Barnfield College has been told that it needs to ‘urgently’ improve after Ofsted inspectors issued grave concerns over its current performance.
In a report published today the college was branded ‘inadequate’ and was told that it has no key strengths– while its leadership, teaching and pupil attainment were also said to be in freefall.
Attendance, punctuality and behaviour at the college are ‘poor’, the report adds.
The blow for Barnfield comes two months before new CEO and principal Tim Eyton-Jones takes the reins at the college, after he agreed to leave his current position as principal of John Ruskin College in South Croydon.
Since the departure of Sir Pete Birkett the college has had three temporary heads in the space of a year, with Monica Box the most recent interim principal.
These changes have had a destabilising effect on Barnfield, according to Ofsted.
The report read: “The college has been through a period of major change under the leadership of interim senior leaders and staffing levels have been reduced significantly.
“Despite managers now being clearer about the direction of the college, this change has been accompanied by a substantial decline in success rates because of inadequate teaching, learning and assessment.”

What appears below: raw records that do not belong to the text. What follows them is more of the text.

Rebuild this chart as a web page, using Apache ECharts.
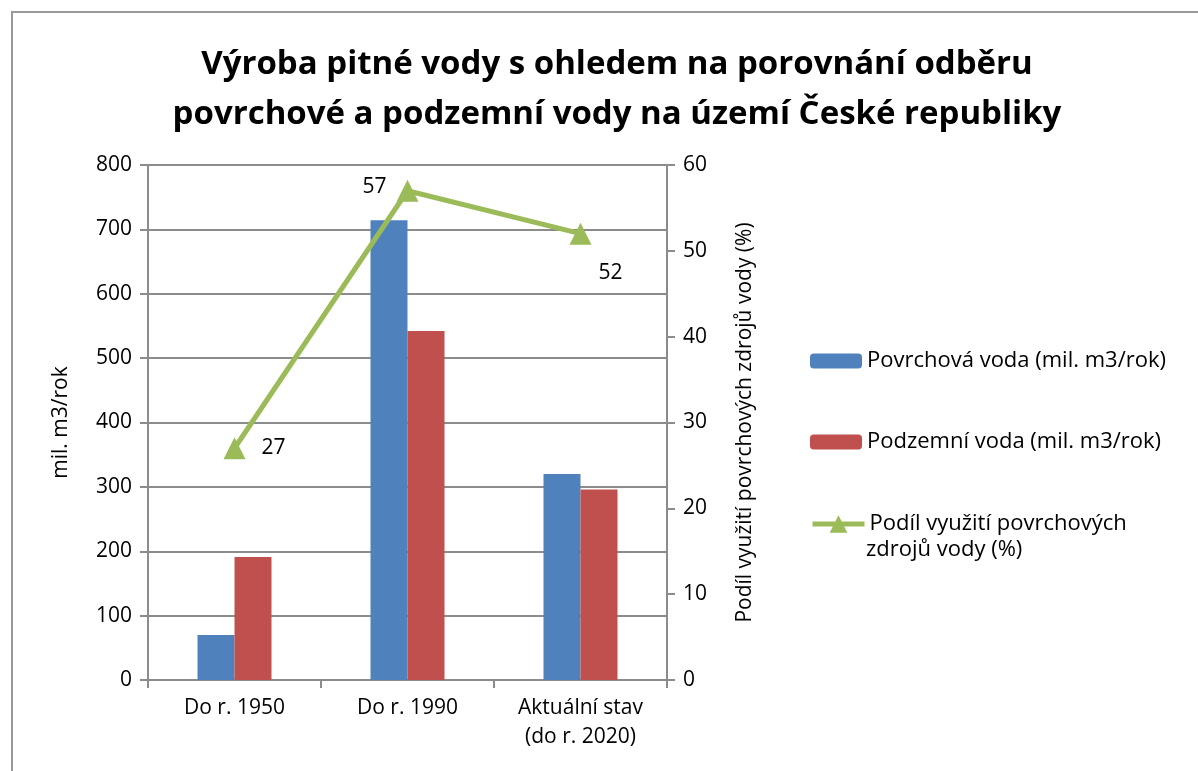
<!DOCTYPE html>
<html>
<head>
<meta charset="utf-8">
<script src="https://cdn.jsdelivr.net/npm/echarts@6/dist/echarts.min.js"></script>
<style>
  html, body { margin: 0; padding: 0; background: #fff; }
  #main { width: 1198px; height: 771px; }
</style>
</head>
<body>
<div id="main"></div>
<script>
var categories = ['Do r. 1950', 'Do r. 1990', 'Aktuální stav\n(do r. 2020)'];
var povrchova = [70, 714, 320];
var podzemni = [191, 542, 296];
var podil = [27, 57, 52];
var seriesNames = ['Povrchová voda (mil. m3/rok)', 'Podzemní voda (mil. m3/rok)', 'Podíl využití povrchových zdrojů vody (%)'];

var font = '"Open Sans", "Noto Sans", sans-serif';
var gridColor = '#8c8c8c';
var fs = 21;

function legendFor(item, top, h) {
    return {
        data: [item],
        orient: 'vertical',
        left: 805,
        top: top,
        itemWidth: 52,
        itemHeight: h,
        itemGap: 0,
        textStyle: { fontFamily: font, fontSize: 22, color: '#000' },
        formatter: function (n) {
            return n.indexOf('Podíl') === 0 ? 'Podíl využití povrchových' : n;
        }
    };
}

var option = {
    backgroundColor: '#fff',
    textStyle: { fontFamily: font },
    title: {
        text: 'Výroba pitné vody s ohledem na porovnání odběru\npovrchové a podzemní vody na území České republiky',
        left: 612,
        textAlign: 'center',
        top: 35,
        textStyle: {
            fontFamily: font,
            fontSize: 33,
            fontWeight: 'bold',
            color: '#000',
            lineHeight: 50
        }
    },
    graphic: [{
        type: 'rect',
        shape: { x: 12, y: 12, width: 1200, height: 800 },
        style: { fill: 'none', stroke: '#999', lineWidth: 2 },
        silent: true
    }, {
        type: 'text',
        left: 866,
        top: 539,
        style: { text: 'zdrojů vody (%)', fontFamily: font, fontSize: 22, fill: '#000' },
        silent: true
    }],
    legend: [
        legendFor(seriesNames[0], 345, 15),
        legendFor(seriesNames[1], 426, 15),
        legendFor({ name: seriesNames[2], lineStyle: { width: 5 } }, 508, 22)
    ],
    grid: { left: 148, right: 531, top: 165, bottom: 91 },
    xAxis: {
        type: 'category',
        data: categories,
        axisLine: { lineStyle: { color: gridColor, width: 2 } },
        axisTick: { show: true, length: 8, lineStyle: { color: gridColor, width: 2 } },
        axisLabel: { color: '#000', fontSize: fs, lineHeight: 29, margin: 14, fontFamily: font }
    },
    yAxis: [{
        type: 'value',
        min: 0, max: 800, interval: 100,
        name: 'mil. m3/rok',
        nameLocation: 'middle',
        nameGap: 76,
        nameTextStyle: { color: '#000', fontSize: fs, fontFamily: font },
        axisLine: { show: true, lineStyle: { color: gridColor, width: 2 } },
        axisTick: { show: true, length: 8, lineStyle: { color: gridColor, width: 2 } },
        axisLabel: { color: '#000', fontSize: fs, margin: 16, fontFamily: font },
        splitLine: { lineStyle: { color: gridColor, width: 2 } }
    }, {
        type: 'value',
        min: 0, max: 60, interval: 10,
        name: 'Podíl využití povrchových zdrojů vody (%)',
        nameLocation: 'middle',
        nameGap: 68,
        nameTextStyle: { color: '#000', fontSize: fs, fontFamily: font },
        axisLine: { show: true, lineStyle: { color: gridColor, width: 2 } },
        axisTick: { show: true, length: 8, lineStyle: { color: gridColor, width: 2 } },
        axisLabel: { color: '#000', fontSize: fs, margin: 16, fontFamily: font },
        splitLine: { show: false }
    }],
    series: [{
        name: seriesNames[0],
        type: 'bar',
        data: povrchova,
        barWidth: 37,
        barGap: '0%',
        itemStyle: { color: '#4F81BD' }
    }, {
        name: seriesNames[1],
        type: 'bar',
        data: podzemni,
        barWidth: 37,
        barGap: '0%',
        itemStyle: { color: '#C0504D' }
    }, {
        name: seriesNames[2],
        type: 'line',
        yAxisIndex: 1,
        data: [
            { value: podil[0], label: { position: 'right', offset: [2, 0] } },
            { value: podil[1], label: { position: 'left', offset: [4, -4] } },
            { value: podil[2], label: { position: 'bottom', offset: [30, 4] } }
        ],
        symbol: 'triangle',
        symbolSize: 22,
        lineStyle: { color: '#9BBB59', width: 5 },
        itemStyle: { color: '#9BBB59' },
        label: {
            show: true,
            color: '#000',
            fontSize: fs,
            fontFamily: font,
            distance: 14
        }
    }]
};

var chart = echarts.init(document.getElementById('main'));
chart.setOption(option);
</script>
</body>
</html>
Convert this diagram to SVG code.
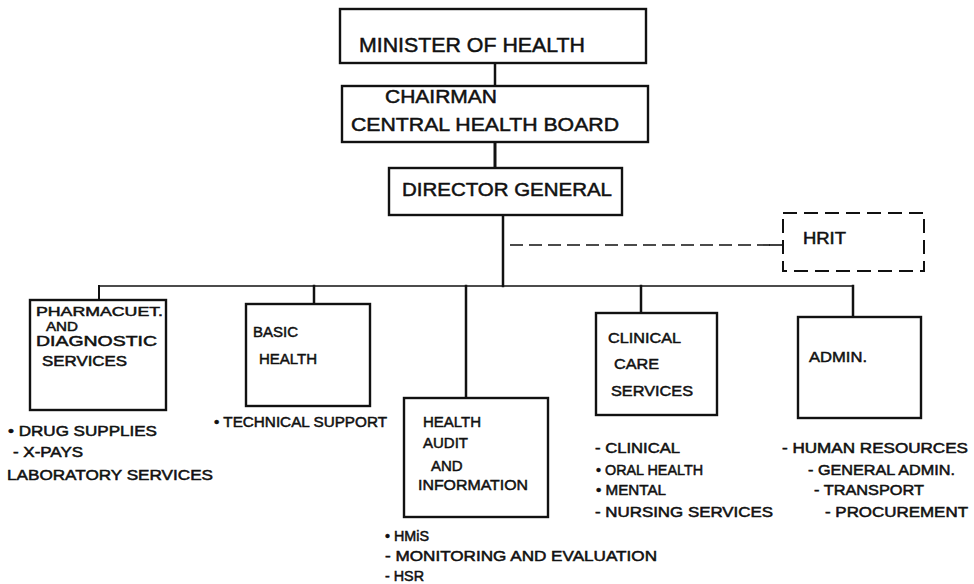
<svg xmlns="http://www.w3.org/2000/svg" width="974" height="584" viewBox="0 0 974 584">
  <style>
    .box { fill: #ffffff; stroke: #111111; stroke-width: 2.4; }
    .dash { fill: none; stroke: #111111; stroke-width: 2; stroke-dasharray: 14 7; }
    .ln { fill: none; stroke: #111111; stroke-linecap: square; }
    text { font-family: "Liberation Sans", Arial, sans-serif; fill: #111111; stroke: #111111; stroke-width: 0.5; }
    .t1 { font-size: 21px; }
    .t2 { font-size: 19px; }
    .t3 { font-size: 15px; }
    .t4 { font-size: 14px; }
    .t5 { font-size: 13px; }
  </style>
  <rect width="974" height="584" fill="#ffffff"/>

  <g id="connectors">
    <line class="ln" x1="495" y1="63" x2="495" y2="86" stroke-width="2.5"/>
    <line class="ln" x1="495" y1="142" x2="495" y2="168" stroke-width="3"/>
    <line class="ln" x1="503" y1="215" x2="503" y2="286" stroke-width="2.5"/>
    <line x1="510" y1="245" x2="770" y2="245" stroke="#111111" stroke-width="1.6" stroke-dasharray="13 6"/>
    <line class="ln" x1="770" y1="245" x2="783" y2="245" stroke-width="1.6"/>
    <line class="ln" x1="99" y1="286" x2="853" y2="286" stroke-width="1.6"/>
    <line class="ln" x1="99" y1="286" x2="99" y2="300" stroke-width="2"/>
    <line class="ln" x1="314" y1="286" x2="314" y2="304" stroke-width="2.5"/>
    <line class="ln" x1="466" y1="286" x2="466" y2="398" stroke-width="2.5"/>
    <line class="ln" x1="641" y1="286" x2="641" y2="313" stroke-width="2.5"/>
    <line class="ln" x1="853" y1="286" x2="853" y2="317" stroke-width="2.5"/>
  </g>

  <g id="minister">
    <rect class="box" x="340" y="9" width="306" height="54"/>
    <text class="t1" x="359" y="52" textLength="226" lengthAdjust="spacingAndGlyphs">MINISTER OF HEALTH</text>
  </g>

  <g id="chairman">
    <rect class="box" x="342" y="86" width="306" height="56"/>
    <text class="t2" x="385" y="103" textLength="112" lengthAdjust="spacingAndGlyphs">CHAIRMAN</text>
    <text class="t2" x="351" y="131" textLength="268" lengthAdjust="spacingAndGlyphs">CENTRAL HEALTH BOARD</text>
  </g>

  <g id="director-general">
    <rect class="box" x="389" y="168" width="233" height="47"/>
    <text class="t2" x="402" y="196" textLength="210" lengthAdjust="spacingAndGlyphs">DIRECTOR GENERAL</text>
  </g>

  <g id="hrit">
    <rect class="dash" x="783" y="213" width="141" height="58"/>
    <text x="803" y="244" font-size="16" textLength="43" lengthAdjust="spacingAndGlyphs">HRIT</text>
  </g>

  <g id="pharmaceutical">
    <rect class="box" x="30" y="300" width="136" height="110"/>
    <text class="t5" x="36" y="316" textLength="127" lengthAdjust="spacingAndGlyphs">PHARMACUET.</text>
    <text class="t5" x="46" y="331" textLength="32" lengthAdjust="spacingAndGlyphs">AND</text>
    <text class="t4" x="36" y="346" textLength="121" lengthAdjust="spacingAndGlyphs">DIAGNOSTIC</text>
    <text class="t4" x="42" y="366" textLength="85" lengthAdjust="spacingAndGlyphs">SERVICES</text>
    <text class="t4" x="8" y="436" textLength="149" lengthAdjust="spacingAndGlyphs">• DRUG SUPPLIES</text>
    <text class="t4" x="13" y="457" textLength="70" lengthAdjust="spacingAndGlyphs">- X-PAYS</text>
    <text class="t4" x="7" y="480" textLength="206" lengthAdjust="spacingAndGlyphs">LABORATORY SERVICES</text>
  </g>

  <g id="basic-health">
    <rect class="box" x="246" y="304" width="124" height="102"/>
    <text class="t3" x="253" y="337">BASIC</text>
    <text class="t3" x="259" y="364">HEALTH</text>
    <text class="t4" x="214" y="427" textLength="173" lengthAdjust="spacingAndGlyphs">• TECHNICAL SUPPORT</text>
  </g>

  <g id="health-audit">
    <rect class="box" x="404" y="398" width="144" height="119"/>
    <text class="t3" x="423" y="427">HEALTH</text>
    <text class="t3" x="423" y="448">AUDIT</text>
    <text class="t3" x="431" y="471">AND</text>
    <text class="t3" x="418" y="490" textLength="110" lengthAdjust="spacingAndGlyphs">INFORMATION</text>
    <text class="t4" x="385" y="541" textLength="44" lengthAdjust="spacingAndGlyphs">• HMiS</text>
    <text class="t4" x="385" y="561" textLength="272" lengthAdjust="spacingAndGlyphs">- MONITORING AND EVALUATION</text>
    <text class="t4" x="385" y="581" textLength="39" lengthAdjust="spacingAndGlyphs">- HSR</text>
  </g>

  <g id="clinical-care">
    <rect class="box" x="596" y="313" width="121" height="102"/>
    <text class="t3" x="608" y="343" textLength="73" lengthAdjust="spacingAndGlyphs">CLINICAL</text>
    <text class="t3" x="614" y="369" textLength="45" lengthAdjust="spacingAndGlyphs">CARE</text>
    <text class="t3" x="611" y="396" textLength="82" lengthAdjust="spacingAndGlyphs">SERVICES</text>
    <text class="t4" x="595" y="453" textLength="85" lengthAdjust="spacingAndGlyphs">- CLINICAL</text>
    <text class="t4" x="596" y="475" textLength="107" lengthAdjust="spacingAndGlyphs">• ORAL HEALTH</text>
    <text class="t4" x="596" y="495" textLength="70" lengthAdjust="spacingAndGlyphs">• MENTAL</text>
    <text class="t4" x="595" y="517" textLength="178" lengthAdjust="spacingAndGlyphs">- NURSING SERVICES</text>
  </g>

  <g id="admin">
    <rect class="box" x="798" y="317" width="123" height="101"/>
    <text class="t3" x="809" y="362" textLength="58" lengthAdjust="spacingAndGlyphs">ADMIN.</text>
    <text class="t4" x="782" y="453" textLength="186" lengthAdjust="spacingAndGlyphs">- HUMAN RESOURCES</text>
    <text class="t4" x="808" y="475" textLength="147" lengthAdjust="spacingAndGlyphs">- GENERAL ADMIN.</text>
    <text class="t4" x="814" y="495" textLength="110" lengthAdjust="spacingAndGlyphs">- TRANSPORT</text>
    <text class="t4" x="825" y="517" textLength="143" lengthAdjust="spacingAndGlyphs">- PROCUREMENT</text>
  </g>
</svg>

Inspectors added their significant concerns over the number of pupils gaining qualifications, largely caused by unambitious tutors.
The report read: “Teaching, learning and assessment are inadequate, which is reflected in the very low proportion of learners and apprentices who achieve their qualifications.
“Very few learners obtain high grades in their studies.
“Too few tutors and assessors have sufficiently high expectations of their learners.
“They do not plan lessons or training sessions that enable learners to make consistently good progress, both in lessons and with their qualifications. “The proportion of good or better teaching in the college is very low.”
College chair Robin Somerville blamed the findings on the former management of Barnfield.
He said: “The corporation fully accepts all the findings of the Ofsted inspectors.
“This is an unacceptable failure by a significant majority of the previous management, governors and teaching staff.
“On behalf of the college, I have apologised to students for that failure.
“What was particularly worrying is the degree to which Ofsted inspectors found that management was overconfident in their assessment of quality, leading governors into a false sense of security.”